Non-reductive automorphism groups, the Loewy filtration and K-stability
[Groupes d’automorphismes non réductifs, filtration de Loewy et K-stabilité]
Annales de l'Institut Fourier, Tome 66 (2016) no. 5, pp. 1895-1921.

Nous étudions la K-stabilité des variétés polarisées telles que leur groupe d’automorphismes ne soit pas réductif. Nous construisons une filtration canonique, que l’on appelle filtration de Loewy, de l’anneau des coordonnées homogènes, qui déstabilise la variété dans beaucoup d’exemples. Nous conjecturons que cette filtration déstabilise toutes les variétés avec groupe d’automorphismes non réductif. Ceci est un analogue algébro-géométrique du théorème de Matsushima sur la non-existence de métriques Kahleriennes avec courbure scalaire constante sur les variétés avec un groupe d’automorphismes non réductif. En tant qu’application, nous donnons un exemple de surface orbifolde de del Pezzo qui n’admet pas de métrique de Kähler-Einstein.
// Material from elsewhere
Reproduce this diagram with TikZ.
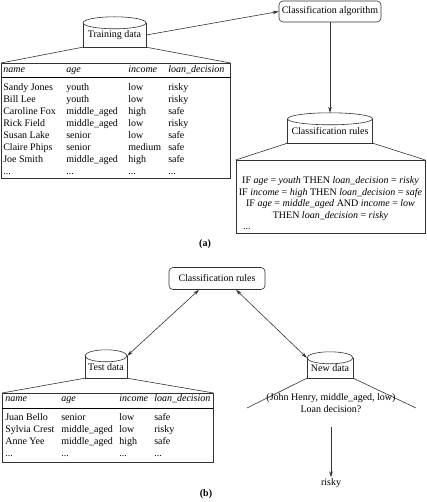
\documentclass[tikz,border=0pt]{standalone}
\usepackage{fontspec}
\setmainfont{Liberation Serif}
\usepackage{array}
\usetikzlibrary{arrows.meta,calc}
\setlength{\tabcolsep}{0pt}
\newcommand\mycyl[2]{%
  \draw[ln] (#1.north west) -- (#1.south west) -- (#1.south east) -- (#1.north east);
  \draw[ln] (#1.north) ellipse [x radius=#2, y radius=6pt];}
\begin{document}
\begin{tikzpicture}[x=1pt,y=-1pt,
  ln/.style={draw=black!80, line width=0.6pt},
  arr/.style={ln,-{Stealth[length=6pt,width=3.6pt]}},
  darr/.style={ln,{Stealth[length=6pt,width=3.6pt]}-{Stealth[length=6pt,width=3.6pt]}},
  rbox/.style={ln, rounded corners=4pt, inner sep=0pt, minimum height=21pt},
  cylbody/.style={inner sep=0pt},
  tbl/.style={ln, inner sep=0pt},
  lbl/.style={font=\bfseries}]
\useasboundingbox (0,0) rectangle (426,502);

% ---------- part (a)
\node[rbox, minimum width=102pt] (ca) at (330,11.5) {Classification algorithm};
\node[cylbody, minimum width=63pt, minimum height=24pt] (td) at (114.5,35) {Training data};
\mycyl{td}{31.5pt}
\node[tbl, anchor=north west] (t1) at (1,63) {%
\begin{tabular}{@{\hspace{2pt}}p{63pt}p{62pt}p{40pt}p{62pt}@{}}
\rule[-4.6pt]{0pt}{13.4pt}\textit{name} & \textit{age} & \textit{income} & \textit{loan\_decision}\\ \hline
\rule{0pt}{13.5pt}Sandy Jones & youth & low & risky\\
Bill Lee & youth & low & risky\\
Caroline Fox & middle\_aged & high & safe\\
Rick Field & middle\_aged & low & risky\\
Susan Lake & senior & low & safe\\
Claire Phips & senior & medium & safe\\
Joe Smith & middle\_aged & high & safe\\
... & ... & ... & ...
\end{tabular}};
\draw[ln] (td.south west) -- (t1.north west);
\draw[ln] (td.south east) -- (t1.north east);
\draw[arr] (td.east) -- (ca.west);

\node[cylbody, minimum width=85pt, minimum height=24pt] (cr) at (330,131) {Classification rules};
\mycyl{cr}{42.5pt}
\draw[arr] (ca.south) -- ($(cr.north)+(0pt,6pt)$);
\node[tbl, anchor=north, font=\fontsize{10}{11.5}\selectfont] (rb) at (330.5,160) {%
\begin{tabular}{@{}>{\centering\arraybackslash}p{189pt}@{}}
\rule{0pt}{23.5pt}IF \textit{age} = \textit{youth} THEN \textit{loan\_decision} = \textit{risky}\\
IF \textit{income} = \textit{high} THEN \textit{loan\_decision} = \textit{safe}\\
IF \textit{age} = \textit{middle\_aged} AND \textit{income} = \textit{low}\\
THEN \textit{loan\_decision} = \textit{risky}\\
\multicolumn{1}{@{\hspace{7pt}}l@{}}{...}
\end{tabular}};
\draw[ln] (cr.south west) -- (rb.north west);
\draw[ln] (cr.south east) -- (rb.north east);
\node[lbl] (la) at (205,244) {(a)};

% ---------- part (b)
\node[rbox, minimum width=96pt, minimum height=22pt] (cr2) at (217,278.5) {Classification rules};
\node[cylbody, minimum width=42pt, minimum height=22pt] (tsd) at (106,367) {Test data};
\mycyl{tsd}{21pt}
\node[tbl, anchor=north west] (t2) at (2,393) {%
\begin{tabular}{@{\hspace{3pt}}p{56pt}p{58pt}p{35pt}p{59pt}@{}}
\rule[-6pt]{0pt}{14pt}\textit{name} & \textit{age} & \textit{income} & \textit{loan\_decision}\\ \hline
\rule{0pt}{12.5pt}Juan Bello & senior & low & safe\\
Sylvia Crest & middle\_aged & low & risky\\
Anne Yee & middle\_aged & high & safe\\
\rule[-5.5pt]{0pt}{0pt}... & ... & ... & ...
\end{tabular}};
\draw[ln] (tsd.south west) -- (t2.north west);
\draw[ln] (tsd.south east) -- (t2.north east);
\draw[darr] ($(cr2.south)+(-18pt,0pt)$) -- (tsd.north east);

\node[cylbody, minimum width=46pt, minimum height=20pt] (nd) at (330,368) {New data};
\mycyl{nd}{23pt}
\draw[darr] ($(cr2.south)+(19pt,0pt)$) -- (nd.north west);
\coordinate (ndl) at (247,408);
\coordinate (ndr) at (416,408);
\draw[ln] (nd.south west) -- (ndl);
\draw[ln] (nd.south east) -- (ndr);
\node[align=center, inner sep=0pt] (q) at (331,403) {(John Henry, middle\_aged, low)\\Loan decision?};
\coordinate (qa) at (331,427);
\node[inner sep=1pt] (rk) at (331,483) {risky};
\draw[arr] (qa) -- (rk.north);
\node[lbl] (lb) at (206,494) {(b)};
\end{tikzpicture}
\end{document}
We study the K-stability of a polarised variety with non-reductive automorphism group. We associate a canonical filtration of the co-ordinate ring to each variety of this kind, which destabilises the variety in several examples which we compute. We conjecture this holds in general. This is an algebro-geometric analogue of Matsushima’s theorem regarding the existence of constant scalar curvature Kähler metrics. As an application, we give an example of an orbifold del Pezzo surface without a Kähler-Einstein metric.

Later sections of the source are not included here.